Möglichst primitiv aber trotzdem kunstvoll ausgearbeitet sollten die neuen Götzen der amerikanischen Popkultur sein. Erste Tiki-Themenrestaurants und -Bars öffneten ihre Pforten und der gemeine Amerikaner strömte zum fröhlichen Exotik-Reigen zahlreich dorthin. Auch das traute Heim eroberte Tiki im Fluge. Möbel, Wohnaccessoires, Geschirr – eine ganze Industrie entstand um den Südseeurgroßvati »Tiki«. In den 50er und 60er Jahren gab es Tiki irgendwann im Überfluß und wurde von den Töchtern und Söhnen der Tikigeneration als veralteter Kitsch abgetan. Mit der Hippiegeneration versank auch das Exotik-Fieber langsam in der Bedeutungslosigkeit. Restaurants und Bars schlossen und verfielen, die kunstvollen Schnitzfiguren verstaubten auf den Dachböden amerikanischer Reihenhäuser. Eine ganze Popkultur geriet in Vergessenheit.
Nicht ganz in Vergessenheit – auch auf der jahrelangen Tiki-Durststrecke gab es immer einige Exotikliebhaber, die die Kultur am Leben erhielten. Sammler alter Relikte, Retrofans, welche dem Lifestyle der 50er und 60er Jahre huldigten und natürlich auch Künstler. Das Thema des Tiki in der Kunst manifestierte sich später aber weniger in dem authentischen grundsätzlichen Umgang wie bei den »Brücke«-Leuten oder Picasso. Vielmehr griffen die Maler und Grafiker, wie auch Bildhauer ab den 80er Jahren den popkulturellen Aspekt der Tiki-Götzen im damaligen Amerika auf. Ähnlich wie viele andere Symbole und Artefakte der neuen Retro-Welle hielt Tiki neben Hot Rods, Alienspielzeugen, B-Movie-Requisiten oder klassischen Pin-Up-Models erneut Einzug in die Kunst.
Vorerst in die Undergroundkunstszene, die einen eindeutigen Einfluß aus den 50er und 60er Jahren bezieht. So wurde Tiki als Popikone und Bar- und Restaurantinventar auf die Leinwände gepinselt und Eigenkreationen, in künstlerischer Eigenart, dieses Götzen erschaffen. Einer der heute bekanntesten »Tiki-Künstler« Shag machte die Südsee-Figur und ihre spätere Präsenz im Partyrummel zu seinem Sujet. Auch einige andere Künstler erhoben Tiki zu einem ihrer Hauptmotive, wie der Kalifornier Dave Burke, Miles Thompson oder die deutschen Maler Thorsten Hasenkamm und Moritz R.

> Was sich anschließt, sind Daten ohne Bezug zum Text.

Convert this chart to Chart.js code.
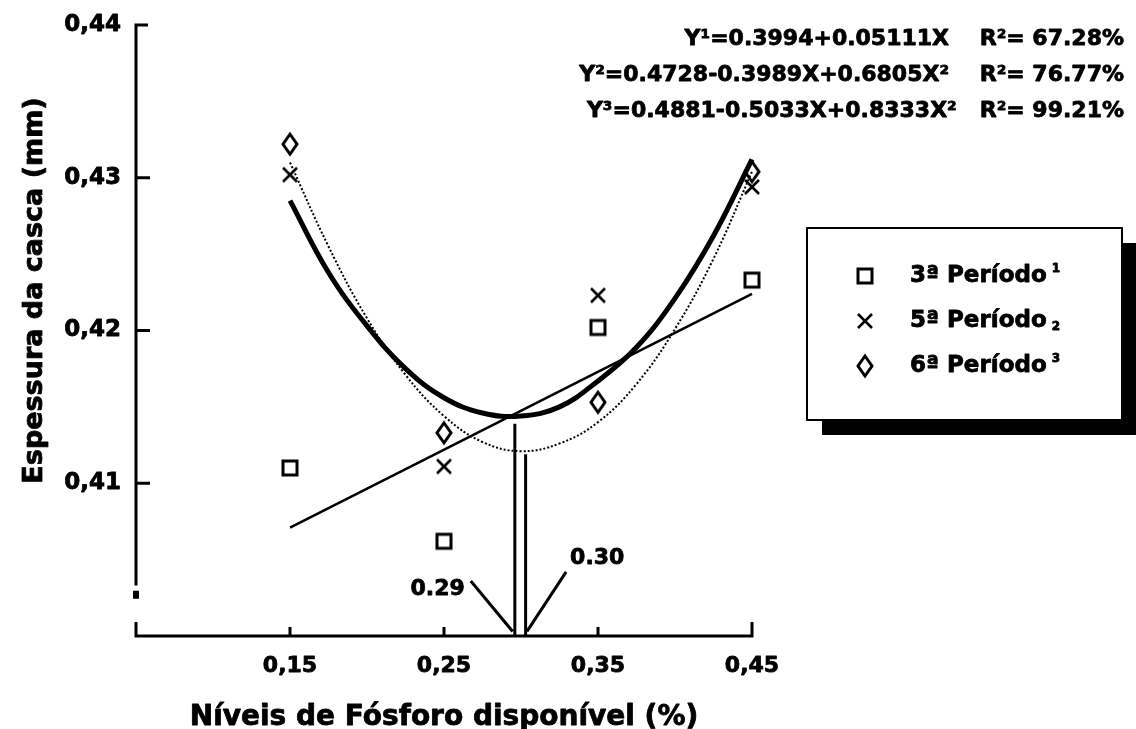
<!DOCTYPE html>
<html>
<head>
<meta charset="utf-8">
<title>Espessura da casca</title>
<script src="https://cdn.jsdelivr.net/npm/chart.js@4.4.0/dist/chart.umd.min.js"></script>
<style>
  html, body { margin: 0; padding: 0; background: #fff; }
  #wrap { width: 1136px; height: 729px; }
</style>
</head>
<body>
<div id="wrap"><canvas id="chart" width="1136" height="729"></canvas></div>
<script>
const levels = [0.15, 0.25, 0.35, 0.45];
const period3 = [0.4110, 0.4062, 0.4202, 0.4233];
const period5 = [0.4302, 0.4111, 0.4223, 0.4294];
const period6 = [0.4322, 0.4133, 0.4153, 0.4304];

// Fitted curves as drawn in the figure
const linX = [0.15, 0.45];
const lin3 = [0.4071, 0.4224];
const curveX = [0.15, 0.175, 0.20, 0.225, 0.25, 0.275, 0.30, 0.325, 0.35, 0.375, 0.40, 0.425, 0.45];
const curve5 = [0.4285, 0.4238, 0.4203, 0.4175, 0.4156, 0.4146, 0.4144, 0.4150, 0.4167, 0.4189, 0.4221, 0.4262, 0.4312];
const curve6 = [0.4310, 0.4255, 0.4208, 0.4171, 0.4144, 0.4127, 0.4121, 0.4126, 0.4140, 0.4165, 0.4201, 0.4247, 0.4304];

// Optimum markers (vertical drops and leader lines)
const optLabels = ['0.29', '0.30'];
const optLineX = [0.296, 0.303];
const optLineTop = [0.4139, 0.4119];
const leader29X = [0.2674, 0.2946];
const leader29Y = [0.4036, 0.4003];
const leader30X = [0.3293, 0.3039];
const leader30Y = [0.4042, 0.4003];

// Axis ticks
const xTicks = [0.15, 0.25, 0.35, 0.45];
const xTickLabels = ['0,15', '0,25', '0,35', '0,45'];
const yTicks = [0.41, 0.42, 0.43, 0.44];
const yTickLabels = ['0,41', '0,42', '0,43', '0,44'];

const legendLabels = ['3ª Período', '5ª Período', '6ª Período'];
const legendMarks = ['1', '2', '3'];
const equations = [
  'Y¹=0.3994+0.05111X    R²= 67.28%',
  'Y²=0.4728-0.3989X+0.6805X²    R²= 76.77%',
  'Y³=0.4881-0.5033X+0.8333X²   R²= 99.21%'
];

const FONT = '"DejaVu Sans", "Liberation Sans", sans-serif';

function toPoints(xs, ys) {
  return xs.map((x, i) => ({ x: x, y: ys[i] }));
}

// heavy text, like the scanned original
function heavyText(ctx, txt, x, y) {
  ctx.fillText(txt, x, y);
  ctx.strokeText(txt, x, y);
}

// marker glyphs drawn once on small canvases
function makeMarker(kind) {
  const c = document.createElement('canvas');
  const ctx = c.getContext('2d');
  ctx.strokeStyle = '#000';
  ctx.lineJoin = 'round';
  if (kind === 'square') {
    c.width = 20; c.height = 20;
    ctx.lineWidth = 3;
    ctx.strokeRect(3, 3, 14, 14);
  } else if (kind === 'cross') {
    c.width = 20; c.height = 20;
    ctx.lineWidth = 2.6;
    ctx.beginPath();
    ctx.moveTo(3, 3); ctx.lineTo(17, 17);
    ctx.moveTo(17, 3); ctx.lineTo(3, 17);
    ctx.stroke();
  } else {
    c.width = 20; c.height = 26;
    ctx.lineWidth = 3;
    ctx.beginPath();
    ctx.moveTo(10, 3); ctx.lineTo(17, 13); ctx.lineTo(10, 23); ctx.lineTo(3, 13);
    ctx.closePath();
    ctx.stroke();
  }
  return c;
}
const squareMark = makeMarker('square');
const crossMark = makeMarker('cross');
const diamondMark = makeMarker('diamond');

const frame = {
  id: 'frame',
  afterDraw(chart) {
    const ctx = chart.ctx;
    const xs = chart.scales.x;
    const ys = chart.scales.y;
    const px = v => xs.getPixelForValue(v);
    const py = v => ys.getPixelForValue(v);
    ctx.save();
    ctx.strokeStyle = '#000';
    ctx.fillStyle = '#000';
    ctx.lineCap = 'butt';

    // y axis, broken just above the x axis
    const ax = px(0.05);
    ctx.lineWidth = 3;
    ctx.beginPath();
    ctx.moveTo(ax + 12, py(0.44));
    ctx.lineTo(ax, py(0.44));
    ctx.lineTo(ax, py(0.4033));
    yTicks.slice(0, 3).forEach(t => {
      ctx.moveTo(ax, py(t));
      ctx.lineTo(ax + 14, py(t));
    });
    ctx.stroke();
    ctx.fillRect(ax - 3, py(0.4027) - 4, 6, 8);

    // x axis
    const ay = py(0.40);
    ctx.beginPath();
    ctx.moveTo(ax, ay - 14);
    ctx.lineTo(ax, ay);
    ctx.lineTo(px(0.45), ay);
    ctx.lineTo(px(0.45), ay - 14);
    xTicks.slice(0, 3).forEach(t => {
      ctx.moveTo(px(t), ay);
      ctx.lineTo(px(t), ay - 9);
    });
    ctx.stroke();

    // optimum drops and leaders
    ctx.beginPath();
    optLineX.forEach((x, i) => {
      ctx.moveTo(px(x), py(optLineTop[i]));
      ctx.lineTo(px(x), ay);
    });
    ctx.moveTo(px(leader29X[0]), py(leader29Y[0]));
    ctx.lineTo(px(leader29X[1]), py(leader29Y[1]));
    ctx.moveTo(px(leader30X[0]), py(leader30Y[0]));
    ctx.lineTo(px(leader30X[1]), py(leader30Y[1]));
    ctx.stroke();

    ctx.lineWidth = 0.8;
    ctx.lineJoin = 'round';

    // tick labels
    ctx.font = 'bold 23px ' + FONT;
    ctx.textAlign = 'right';
    ctx.textBaseline = 'middle';
    yTicks.forEach((t, i) => heavyText(ctx, yTickLabels[i], ax - 15, py(t)));
    ctx.font = 'bold 22px ' + FONT;
    ctx.textAlign = 'center';
    xTicks.forEach((t, i) => heavyText(ctx, xTickLabels[i], px(t), ay + 30));

    // axis titles
    ctx.font = 'bold 28px ' + FONT;
    ctx.textBaseline = 'alphabetic';
    heavyText(ctx, 'Níveis de Fósforo disponível (%)', px(0.25), 725);
    ctx.save();
    ctx.translate(42, py(0.42) - 40);
    ctx.rotate(-Math.PI / 2);
    ctx.font = 'bold 27px ' + FONT;
    heavyText(ctx, 'Espessura da casca (mm)', 0, 0);
    ctx.restore();

    // optimum labels
    ctx.font = 'bold 22px ' + FONT;
    ctx.textBaseline = 'middle';
    ctx.textAlign = 'right';
    heavyText(ctx, optLabels[0], px(leader29X[0]) - 6, py(leader29Y[0]) + 8);
    ctx.textAlign = 'left';
    heavyText(ctx, optLabels[1], px(leader30X[0]) + 4, py(leader30Y[0]) - 14);

    // regression equations
    ctx.font = 'bold 22px ' + FONT;
    ctx.textAlign = 'right';
    ctx.textBaseline = 'alphabetic';
    equations.forEach((eq, i) => heavyText(ctx, eq, 1124, 45 + i * 36));

    // legend box with heavy drop shadow
    const bx = 807, by = 228, bw = 315, bh = 192;
    ctx.fillRect(bx + 15, by + 15, bw, bh);
    ctx.fillStyle = '#fff';
    ctx.fillRect(bx, by, bw, bh);
    ctx.lineWidth = 2;
    ctx.strokeRect(bx, by, bw, bh);
    ctx.fillStyle = '#000';
    ctx.lineWidth = 0.8;
    const marks = [squareMark, crossMark, diamondMark];
    ctx.textAlign = 'left';
    ctx.textBaseline = 'middle';
    legendLabels.forEach((lab, i) => {
      const ry = by + 48 + i * 45;
      const m = marks[i];
      ctx.drawImage(m, 865 - m.width / 2, ry - m.height / 2);
      ctx.font = 'bold 23px ' + FONT;
      heavyText(ctx, lab, 910, ry);
      const w = ctx.measureText(lab).width;
      ctx.font = 'bold 12px ' + FONT;
      heavyText(ctx, legendMarks[i], 910 + w + 5, i === 1 ? ry + 6 : ry - 7);
    });
    ctx.restore();
  }
};

new Chart(document.getElementById('chart'), {
  type: 'scatter',
  data: {
    datasets: [
      {
        label: '3º Período fit',
        data: toPoints(linX, lin3),
        showLine: true,
        borderColor: '#000',
        borderWidth: 2.5,
        pointRadius: 0
      },
      {
        label: '5º Período fit',
        data: toPoints(curveX, curve5),
        showLine: true,
        borderColor: '#000',
        borderWidth: 5,
        tension: 0.4,
        pointRadius: 0
      },
      {
        label: '6º Período fit',
        data: toPoints(curveX, curve6),
        showLine: true,
        borderColor: '#000',
        borderWidth: 2,
        borderDash: [2, 2],
        tension: 0.4,
        pointRadius: 0
      },
      {
        label: '3ª Período',
        data: toPoints(levels, period3),
        pointStyle: squareMark,
        pointRadius: 10
      },
      {
        label: '5ª Período',
        data: toPoints(levels, period5),
        pointStyle: crossMark,
        pointRadius: 10
      },
      {
        label: '6ª Período',
        data: toPoints(levels, period6),
        pointStyle: diamondMark,
        pointRadius: 10
      }
    ]
  },
  options: {
    responsive: false,
    animation: false,
    clip: false,
    layout: { padding: { left: 136, right: 384, top: 25, bottom: 93 } },
    plugins: {
      legend: { display: false },
      tooltip: { enabled: false }
    },
    scales: {
      x: { type: 'linear', min: 0.05, max: 0.45, display: false },
      y: { type: 'linear', min: 0.40, max: 0.44, display: false }
    }
  },
  plugins: [frame]
});
</script>
</body>
</html>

Nicht nur bei den Malern hinterließ Tiki seine hölzernen Spuren, auch die Rock-Posterszene profitiert unlängst wieder vom Südseemann.Viele Rockabilly wie auch Surf Bands nutzen Tiki für ihre Artworks und beschreiben somit in exotischer Form ihren Musikstil. Die Art und künstlerische Interpretation des ursprünglichen polynesischen Idols ist dabei unterschiedlich und modern geworden und oft sehr weit entfernt von originalen Figuren. Aber Tiki hat ihn geschafft, den Weg aus dem Urwald über Kitsch hin in die moderne Kunst des 21. Jahrhunderts. Er ist eben der Gott der Künstler.